The smoke is from forest fires burning several kilometres away or in other parts of the country.
Environment Canada says any improvement may only be temporary.
Meteorologist Gerald Cheng says a lot depends on weather patterns and the number and size of the fires burning.
"It really depends on the weather pattern of the day of the week and where that smoke is going. So we have to constantly monitor how the atmosphere is behaving and even if the jet stream is carrying smoke into northwestern Ontario and coming down to the ground," says Cheng.
Several air quality warnings were issued for southern Ontario, Quebec, and much of the eastern seaboard in the United States.

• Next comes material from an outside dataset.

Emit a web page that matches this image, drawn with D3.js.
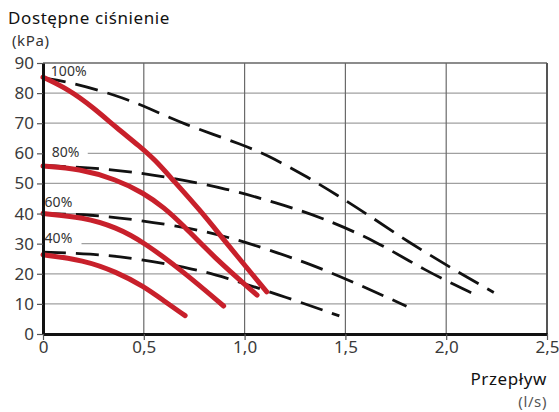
<!DOCTYPE html>
<html>
<head>
<meta charset="utf-8">
<script src="https://cdn.jsdelivr.net/npm/d3@7"></script>
<style>
  body { margin: 0; background: #fff; }
  text { font-family: "Noto Sans", sans-serif; }
</style>
</head>
<body>
<div class="chart"></div>
<script>
// pump curves, flow (l/s) vs pressure (kPa)
const levels = ["100%", "80%", "60%", "40%"];

const red100 = [[0, 85.3], [0.133, 81], [0.249, 75.2], [0.365, 68.5], [0.48, 62.3], [0.56, 57.5], [0.63, 52.2], [0.78, 41.1], [0.912, 30.0], [1.11, 14.0]];
const red80 = [[0, 55.8], [0.18, 54.9], [0.365, 51.3], [0.5, 46.8], [0.6, 42], [0.69, 36.5], [0.846, 25.6], [1.062, 12.9]];
const red60 = [[0, 40], [0.2, 38.8], [0.365, 35.4], [0.5, 30.5], [0.7, 20.5], [0.896, 9.3]];
const red40 = [[0, 26.3], [0.2, 24.6], [0.365, 20.6], [0.5, 15.8], [0.6, 11.0], [0.705, 6.1]];

const dash100 = [[0, 85], [0.133, 83.7], [0.365, 79.3], [0.53, 74.9], [0.688, 69.9], [1.0, 62.7], [1.145, 58.3], [1.31, 52.2], [1.46, 46.1], [1.617, 39.4], [1.81, 30.6], [2.07, 20.1], [2.236, 13.8]];
const dash80 = [[0, 56], [0.332, 54.9], [0.614, 52.2], [0.912, 48.3], [1.16, 43.5], [1.377, 38.9], [1.66, 30.6], [1.89, 21.2], [2.15, 12.9]];
const dash60 = [[0, 40], [0.232, 39.7], [0.48, 37.8], [0.746, 35.0], [0.945, 31.7], [1.128, 27.8], [1.343, 22.8], [1.576, 16.2], [1.803, 9.2]];
const dash40 = [[0, 27.2], [0.232, 26.7], [0.48, 25.0], [0.763, 21.4], [0.896, 18.9], [1.16, 13.3], [1.47, 6.0]];

const redSeries = [red100, red80, red60, red40];
const dashSeries = [dash100, dash80, dash60, dash40];

const xTicks = [0, 0.5, 1.0, 1.5, 2.0, 2.5];
const xTickLabels = ["0", "0,5", "1,0", "1,5", "2,0", "2,5"];
const yTicks = [0, 10, 20, 30, 40, 50, 60, 70, 80, 90];

// label anchor points in data units
const labelPos = [[0.039, 85.6], [0.043, 58.8], [0.008, 42.2], [0.008, 30.2]];

const width = 559, height = 412;
const margin = { top: 63, right: 12, bottom: 78, left: 43 };

const x = d3.scaleLinear().domain([0, 2.5]).range([margin.left, width - margin.right]);
const y = d3.scaleLinear().domain([0, 90]).range([height - margin.bottom, margin.top]);

const svg = d3.select(".chart").append("svg")
  .attr("width", width)
  .attr("height", height);

// horizontal grid
svg.append("g")
  .selectAll("line")
  .data(yTicks.slice(1, -1))
  .join("line")
  .attr("x1", x(0)).attr("x2", x(2.5))
  .attr("y1", d => y(d)).attr("y2", d => y(d))
  .attr("stroke", "#a0a0a0")
  .attr("stroke-width", 1.3);

// vertical grid
svg.append("g")
  .selectAll("line")
  .data(xTicks.slice(1, -1))
  .join("line")
  .attr("x1", d => x(d)).attr("x2", d => x(d))
  .attr("y1", y(0)).attr("y2", y(90))
  .attr("stroke", "#6a6a6a")
  .attr("stroke-width", 1.2);

// top and right frame
svg.append("line")
  .attr("x1", x(0)).attr("x2", x(2.5))
  .attr("y1", y(90)).attr("y2", y(90))
  .attr("stroke", "#666").attr("stroke-width", 1.6);
svg.append("line")
  .attr("x1", x(2.5)).attr("x2", x(2.5))
  .attr("y1", y(90)).attr("y2", y(0))
  .attr("stroke", "#555").attr("stroke-width", 2);

// white boxes behind level labels cut the grid lines
const labelBoxes = [[0.0, 0.222, 60], [0.0, 0.191, 30]];
svg.append("g")
  .selectAll("rect")
  .data(labelBoxes)
  .join("rect")
  .attr("x", d => x(d[0]))
  .attr("width", d => x(d[1]) - x(d[0]))
  .attr("y", d => y(d[2]) - 3)
  .attr("height", 6)
  .attr("fill", "#fff");

const line = d3.line()
  .x(d => x(d[0]))
  .y(d => y(d[1]))
  .curve(d3.curveBasis);

// dashed curves
svg.append("g")
  .selectAll("path")
  .data(dashSeries)
  .join("path")
  .attr("d", line)
  .attr("fill", "none")
  .attr("stroke", "#111")
  .attr("stroke-width", 2.8)
  .attr("stroke-dasharray", "23,10");

// red curves
svg.append("g")
  .selectAll("path")
  .data(redSeries)
  .join("path")
  .attr("d", line)
  .attr("fill", "none")
  .attr("stroke", "#c8202b")
  .attr("stroke-width", 5)
  .attr("stroke-linecap", "round");

// level labels
svg.append("g")
  .selectAll("text")
  .data(levels)
  .join("text")
  .attr("x", (d, i) => x(labelPos[i][0]))
  .attr("y", (d, i) => y(labelPos[i][1]))
  .attr("font-size", 14)
  .attr("fill", "#333")
  .text(d => d);

// y axis
const yAxis = svg.append("g")
  .attr("transform", `translate(${x(0)},0)`)
  .call(d3.axisLeft(y).tickValues(yTicks).tickSize(6).tickSizeOuter(0).tickPadding(3));
yAxis.select(".domain").attr("stroke", "#111").attr("stroke-width", 3);
yAxis.selectAll(".tick line").attr("stroke", "#555").attr("stroke-width", 1.2);
yAxis.selectAll(".tick text")
  .attr("font-size", 17)
  .attr("fill", "#3a3a3a")
  .attr("font-family", "Noto Sans, sans-serif");

// x axis
const xAxis = svg.append("g")
  .attr("transform", `translate(0,${y(0)})`)
  .call(d3.axisBottom(x).tickValues(xTicks).tickFormat((d, i) => xTickLabels[i]).tickSize(6).tickSizeOuter(0).tickPadding(1));
xAxis.select(".domain").attr("stroke", "#111").attr("stroke-width", 3);
xAxis.selectAll(".tick line").attr("stroke", "#555").attr("stroke-width", 1.2);
xAxis.selectAll(".tick text")
  .attr("font-size", 17)
  .attr("fill", "#3a3a3a")
  .attr("font-family", "Noto Sans, sans-serif");

// titles
svg.append("text")
  .attr("x", 8).attr("y", 24)
  .attr("font-size", 17).attr("letter-spacing", 0.6).attr("fill", "#111")
  .text("Dostępne ciśnienie");
svg.append("text")
  .attr("x", 12).attr("y", 46)
  .attr("font-size", 15).attr("letter-spacing", 0.6).attr("fill", "#333")
  .text("(kPa)");
svg.append("text")
  .attr("x", 547).attr("y", 385)
  .attr("text-anchor", "end")
  .attr("font-size", 17).attr("letter-spacing", 0.6).attr("fill", "#111")
  .text("Przepływ");
svg.append("text")
  .attr("x", 547).attr("y", 407)
  .attr("text-anchor", "end")
  .attr("font-size", 15).attr("letter-spacing", 0.6).attr("fill", "#555")
  .text("(l/s)");
</script>
</body>
</html>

Cheng says the air quality has improved in several areas but warns it may only be temporary.
"There is a system on the way that could bring some rain, and the rain certainly will help because it washes the air and also because it will change the wind direction. So those two are key factors in improving the air quality, at least when we look at Monday. However, after that, because there are still wildfires burning, this season is something that we have to continue to monitor."
Cheng notes the air quality remains poor in parts of northern Ontario and western Quebec where many forest fires are burning.
Poor air quality warnings in themselves are not unusual, especially in southern Ontario, where the air is effected by smog from time to time.
Cheng says there have also been large areas of the country, such as BC, where warnings were issued because of smoke.
"When it comes to smoke effecting a large area, that has happened before, but smoke affecting major population centers in Canada and in the US, particularly the eastern seaboard, that is unusual."